Alors que cette région contient les plus grandes réserves pétrolières du pays, exploitées par des compagnies occidentales dont Total, le gouvernement doit importer de l’essence raffinée pour alimenter des centrales électriques à bout de souffle. Pour avoir du courant électrique, la population doit compter sur des générateurs privés installés à chaque coin de rue qui coûtent cher et polluent. En été, avec des chaleurs qui atteignent 50°C, l’air pollué est irrespirable.

Depuis 2003 et l’intervention américaine contre Saddam Hussein, plus d’un million d’habitants sont venus se réfugier à Bassora, formant d’immenses bidonvilles. Le chômage dépasse les 30 %. Pour avoir un poste dans une administration « il faut payer 5 000 dollars ou adhérer à un parti », dit un habitant. Quant aux compagnies pétrolières, elles embauchent très peu de travailleurs locaux, pas assez dociles ou pas assez qualifiés à leurs yeux. Beaucoup de jeunes de la région s’étaient engagés dans les « milices patriotiques » chiites pour faire la guerre à l’État islamique à Mossoul, au nord du pays. Des milliers d’entre eux y ont laissé leur vie ou leur intégrité physique et sont aujourd’hui abandonnés par les politiciens au pouvoir à Bagdad ou à Bassora.
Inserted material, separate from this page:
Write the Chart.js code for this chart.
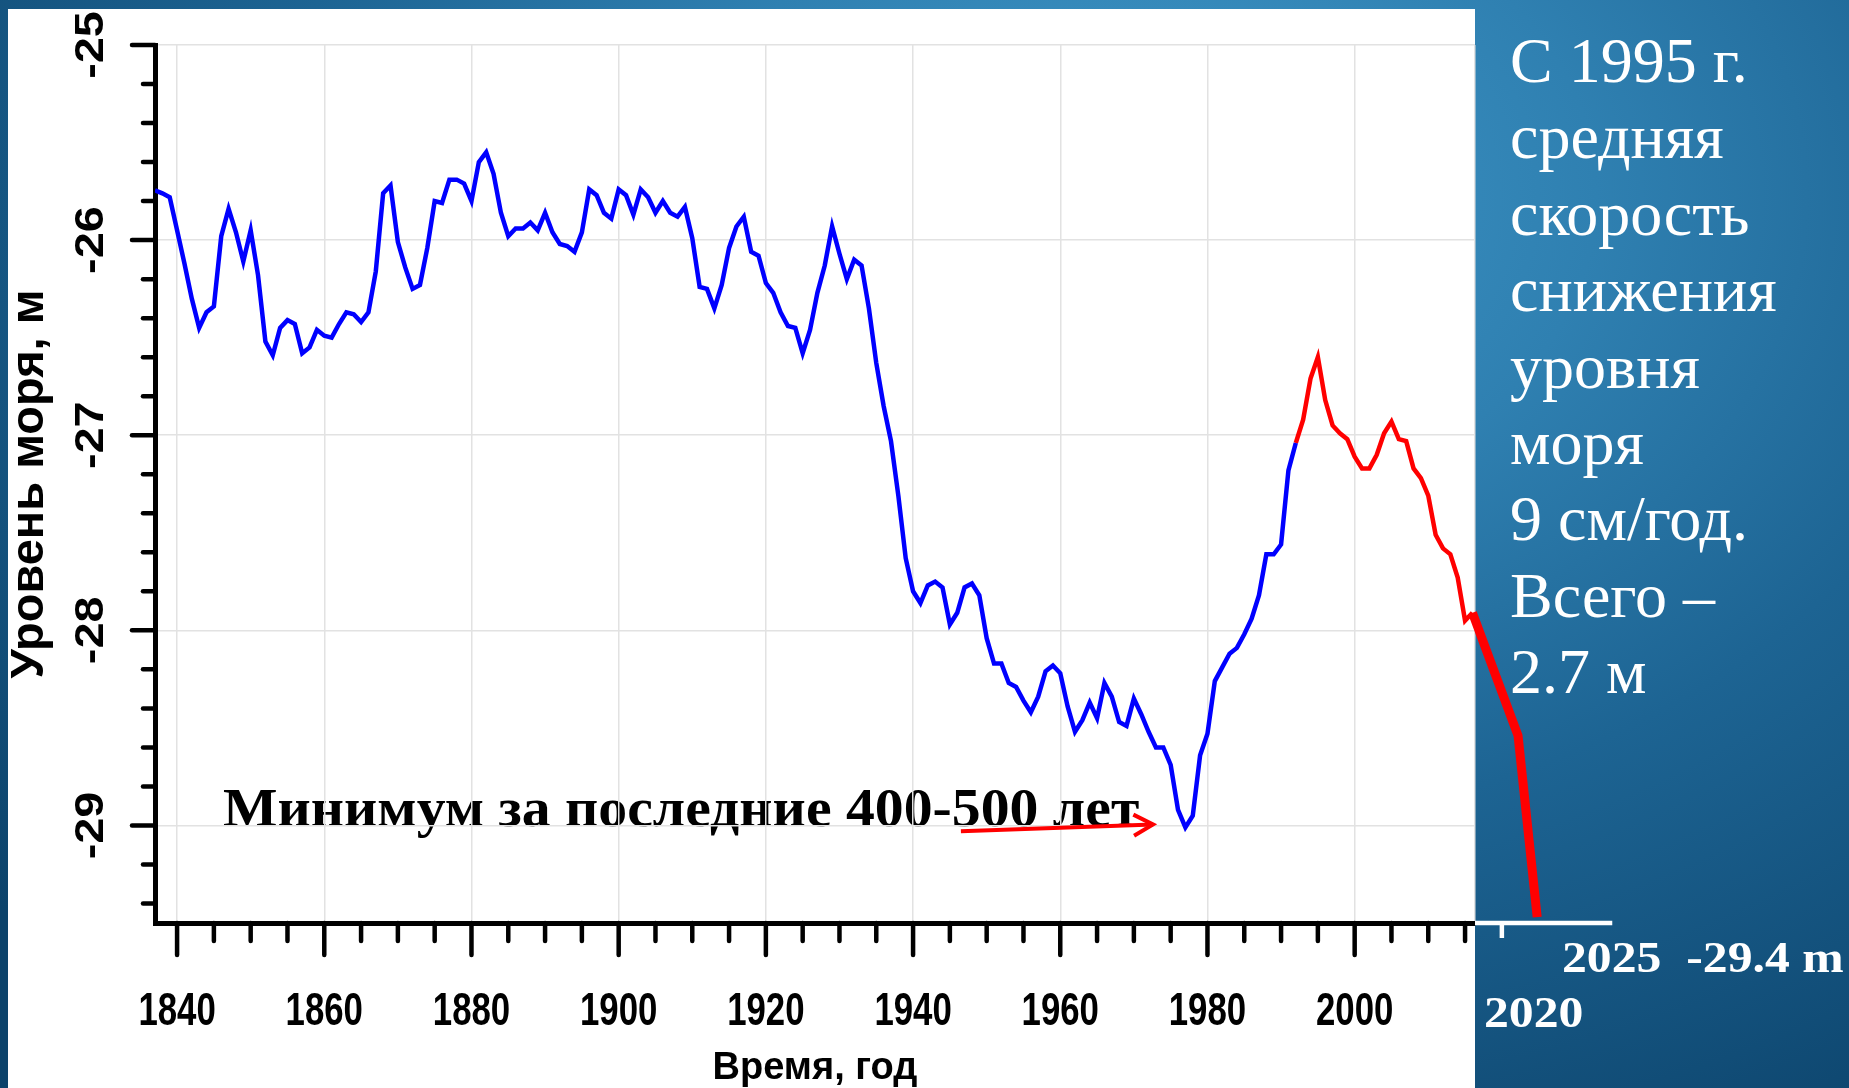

L’addition de toutes ces infamies a déclenché une première vague de manifestations le 8 juillet. Le Premier ministre, el-Abadi, a coupé l’accès aux réseaux sociaux, fait tirer sur les manifestants, tuant 14 d’entre eux et en blessant 250, avant de limoger le ministre de l’Électricité. Rien n’ayant changé, la contestation a redémarré le 5 septembre. Cette fois-ci les manifestants ont mis le feu aux sièges des partis représentés à Bassora ainsi qu’au palais du gouverneur.

Autant que l’on puisse en juger à travers les récits de la presse, les manifestants renvoient dos à dos les deux coalitions chiites qui se disputent le pouvoir à Bagdad depuis les élections législatives du 12 mai dernier ; celle dirigée par Moqtada al-Sadr comme celle que soutient l’ancien Premier ministre, Nouri al-Maliki.

Mais, au-delà, les dirigeants américains et leurs alliés occidentaux portent une responsabilité directe dans la situation où se trouve aujourd’hui la population irakienne après leurs multiples interventions.